3) Pollution. Water that is contaminated by sewage, industry or agriculture is effectively REMOVED from useful supply. Yamuna (India) receives ~3 billion litres of mostly untreated sewage daily; the river is biologically dead through Delhi. Pollution can wipe out supply faster than climate change drains it.
4) Over-abstraction. Groundwater depletion in India's Punjab and California's Central Valley is depleting aquifers built over millennia. The Aral Sea has lost 90% of its volume from over-abstraction unrelated to climate. The Colorado River often fails to reach the Gulf because of upstream withdrawals.
5) Institutional and economic weakness (economic water scarcity). In much of sub-Saharan Africa, lack of infrastructure is a bigger short-term threat to safe water supply than climate change.
6) Political conflict. Water-stressed regions also tend to be politically unstable (Yemen, Syria, parts of Central Asia). Conflict can destroy water infrastructure or block access for years.
Counter-argument: climate change AMPLIFIES all other threats. Even if rising demand is the "biggest" driver today, climate change is the THREAT MULTIPLIER. It makes pollution worse (lower flows concentrate pollutants), makes over-abstraction more dangerous (less rainfall to recharge), makes economic scarcity harder to fix (more unstable flows to plan against), and intensifies political tension over water resources.
Judgement.

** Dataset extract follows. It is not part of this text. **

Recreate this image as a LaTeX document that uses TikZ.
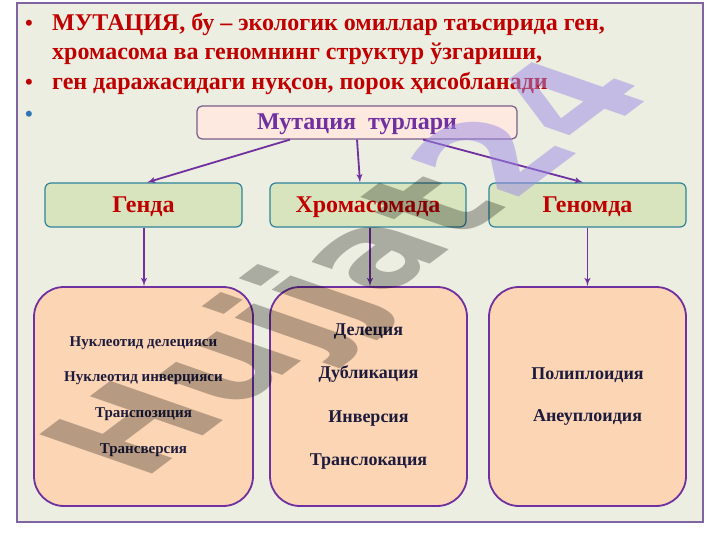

No single threat is universally "most important". Over the SHORT TERM (next 10-20 years), rising demand, pollution and over-abstraction may individually do more damage than climate change in many regions. Over the LONGER TERM (2050+), climate change will be the dominant background driver that determines whether other threats are manageable or catastrophic. Climate change is also UNIVERSAL — it affects every region of the world — while other threats are more localised. In a SPECIFIC region (Bangladesh's deltaic flood + sea-level rise) climate change may indeed be the most important threat; in another (rural Mozambique) economic scarcity dominates. The honest answer is that climate change is the THREAT MULTIPLIER and the long-term BACKGROUND DRIVER, but it interacts with — and is sometimes outweighed by — other simultaneous threats. The 21st-century water-supply challenge requires addressing ALL of them in a coordinated way.